Le tarif bas négocié en Éthiopie

Bien que la plupart des mineurs privilégient les tarifs bas, certains craignent que les capacités électriques naissantes du continent soient accaparées par des opérations minières bien capitalisées, les gouvernements étant séduits par les revenus potentiels.

En Éthiopie, les mineurs ont négocié des tarifs dès 0,0314 dollar par kWh, une fraction du coût pratiqué ailleurs, mais nettement supérieur aux tarifs des consommateurs domestiques.

Correctement encadré, le minage peut contribuer au financement de la production électrique. Nous sommes des acheteurs de dernier recours

Les mineurs et leurs défenseurs mettent en avant les revenus générés et le potentiel d’électrification. L’entreprise Gridless illustre cette approche, elle construit des mini-réseaux hydroélectriques ou géothermiques afin de miner du bitcoin tout en alimentant les foyers locaux au Kenya, au Malawi et en Zambie. Elle envisage une expansion en RDC et au Nigeria.
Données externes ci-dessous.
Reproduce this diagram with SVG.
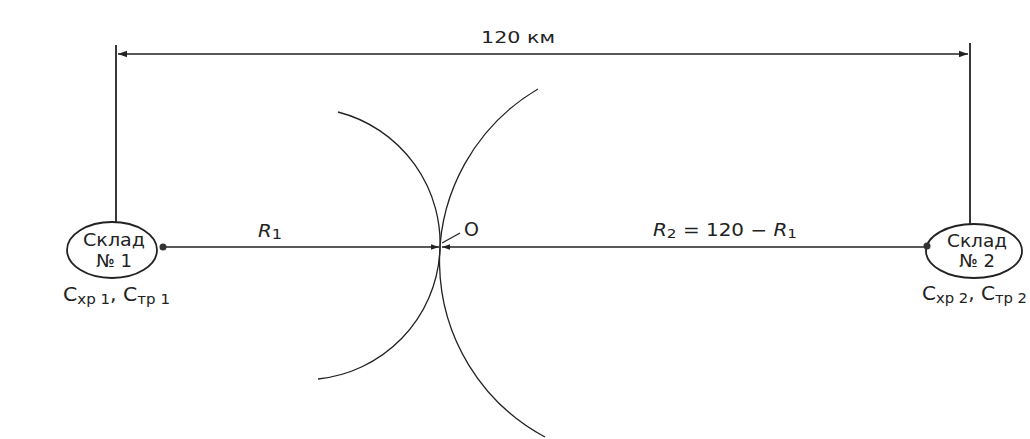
<svg xmlns="http://www.w3.org/2000/svg" width="1030" height="439" viewBox="0 0 1030 439">
<defs>
<style>
.ln{stroke:#222;stroke-width:1.8;fill:none}
.thin{stroke:#222;stroke-width:1.3;fill:none}
.t{font-family:"DejaVu Sans","Liberation Sans",Arial,sans-serif;fill:#222}
.i{font-style:italic}
</style>
<marker id="ah" viewBox="0 0 10 10" refX="10" refY="5" markerWidth="9" markerHeight="9" markerUnits="userSpaceOnUse" orient="auto-start-reverse">
<path d="M0,1.5 L10,5 L0,8.5 Z" fill="#222"/>
</marker>
<marker id="ah2" viewBox="0 0 10 10" refX="10" refY="5" markerWidth="10" markerHeight="8" markerUnits="userSpaceOnUse" orient="auto">
<path d="M0,1.5 L10,5 L0,8.5 Z" fill="#222"/>
</marker>
</defs>
<rect width="1030" height="439" fill="#fff"/>
<g id="connectors">
<line class="ln" x1="116" y1="45" x2="116" y2="222"/>
<line class="ln" x1="970" y1="43" x2="970" y2="225"/>
<line class="thin" x1="118" y1="54" x2="968" y2="54" marker-start="url(#ah)" marker-end="url(#ah)"/>
<line class="thin" x1="163" y1="247" x2="439" y2="247" marker-end="url(#ah2)"/>
<line class="thin" x1="927" y1="247" x2="442" y2="247" marker-end="url(#ah2)"/>
<path class="thin" d="M338,112 A136,136 0 0 1 318,379"/>
<path class="thin" d="M538,89 A199.5,199.5 0 0 0 545,437"/>
<line class="thin" x1="442" y1="243" x2="460" y2="233"/>
</g>
<g id="node1">
<ellipse class="ln" cx="112" cy="250" rx="45" ry="28" fill="#fff"/>
<circle cx="163" cy="247" r="3.5" fill="#333"/>
<text class="t" x="114" y="246" font-size="18" text-anchor="middle" textLength="62" lengthAdjust="spacingAndGlyphs">Склад</text>
<text class="t" x="114" y="267" font-size="18" text-anchor="middle">№ 1</text>
<text class="t" x="63" y="301" font-size="19" textLength="107" lengthAdjust="spacingAndGlyphs">C<tspan font-size="14" dy="3">хр 1</tspan><tspan dy="-3">, C</tspan><tspan font-size="14" dy="3">тр 1</tspan></text>
</g>
<g id="node2">
<ellipse class="ln" cx="974" cy="251" rx="48" ry="27" fill="#fff"/>
<circle cx="927" cy="246" r="3.5" fill="#333"/>
<text class="t" x="977" y="247" font-size="18" text-anchor="middle" textLength="60" lengthAdjust="spacingAndGlyphs">Склад</text>
<text class="t" x="977" y="267" font-size="18" text-anchor="middle">№ 2</text>
<text class="t" x="922" y="300" font-size="19" textLength="105" lengthAdjust="spacingAndGlyphs">C<tspan font-size="14" dy="3">хр 2</tspan><tspan dy="-3">, C</tspan><tspan font-size="14" dy="3">тр 2</tspan></text>
</g>
<g id="labels">
<text class="t" x="481" y="43" font-size="16" textLength="74" lengthAdjust="spacingAndGlyphs">120 км</text>
<text class="t" x="258" y="237" font-size="17" textLength="24" lengthAdjust="spacingAndGlyphs"><tspan class="i">R</tspan><tspan font-size="14" dy="2">1</tspan></text>
<text class="t" x="464" y="236" font-size="19">O</text>
<text class="t" x="653" y="236" font-size="17" textLength="144" lengthAdjust="spacingAndGlyphs"><tspan class="i">R</tspan><tspan font-size="13" dy="2">2</tspan><tspan dy="-2"> = 120 − </tspan><tspan class="i">R</tspan><tspan font-size="13" dy="2">1</tspan></text>
</g>
</svg>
« Les mineurs contribueront à financer des investissements supplémentaires », déclare Kal Kassa. L’Éthiopie prévoit ainsi de doubler ses tarifs pour les mineurs d’ici à 2027. Au Kenya, la quête de revenus s’est révélée tout aussi déterminante, les exigences tarifaires des mineurs ont constitué un obstacle majeur entre KenGen et les mineurs intéressés.

« Correctement encadré, le minage peut contribuer au financement de la production électrique. Nous sommes des acheteurs de dernier recours », déclare Nemo Semret de QRB Labs.

Concurrence des centres de données classiques

La concurrence des centres de données conventionnels, également gourmands en énergie complexifie également la donne. À la différence du minage, l’Afrique voit émerger des centres de données portés par Microsoft, Huawei et les principaux opérateurs – MTN, Airtel et Safaricom – qui offrent des retombées économiques supérieures portées par la demande croissante de services cloud et d’applications d’intelligence artificielle.

« Les centres de données génèrent d’importants flux financiers via la location de services. Il s’agit de services exportables. Des centres de données de qualité peuvent employer des milliers de personnes. Les opérateurs de minage n’offrent pas les mêmes perspectives », déclare Kibet de KenGen.

« Les déficits énergétiques ne doivent pas nous empêcher de saisir l’opportunité de participer à cette technologie fondamentale [qu’est l’intelligence artificielle] », affirme Ralph Mupita, PDG du groupe MTN.

« Notre alimentation électrique est certes peu fiable, mais des solutions existent. Nous réfléchissons à l’intégration des énergies renouvelables dans notre bouquet énergétique [en Afrique du Sud et au Nigeria] », ajoute le dirigeant du groupe de télécoms.

Des mesures réglementaires, comme le plafonnement de l’électricité allouée au minage, peuvent faciliter l’adoption de nouvelles technologies sans compromettre croissance économique et services essentiels, estiment certains analystes. L’Éthiopie consacre près de 30 % de sa production électrique au minage, mais la pression croissante pour alimenter industries et agriculture pourrait réduire cette part.

« Le problème tient à la mauvaise gestion. Il convient de déplacer les mineurs des zones urbaines vers les campagnes afin de favoriser l’électrification rurale », conclut Kal Kassa.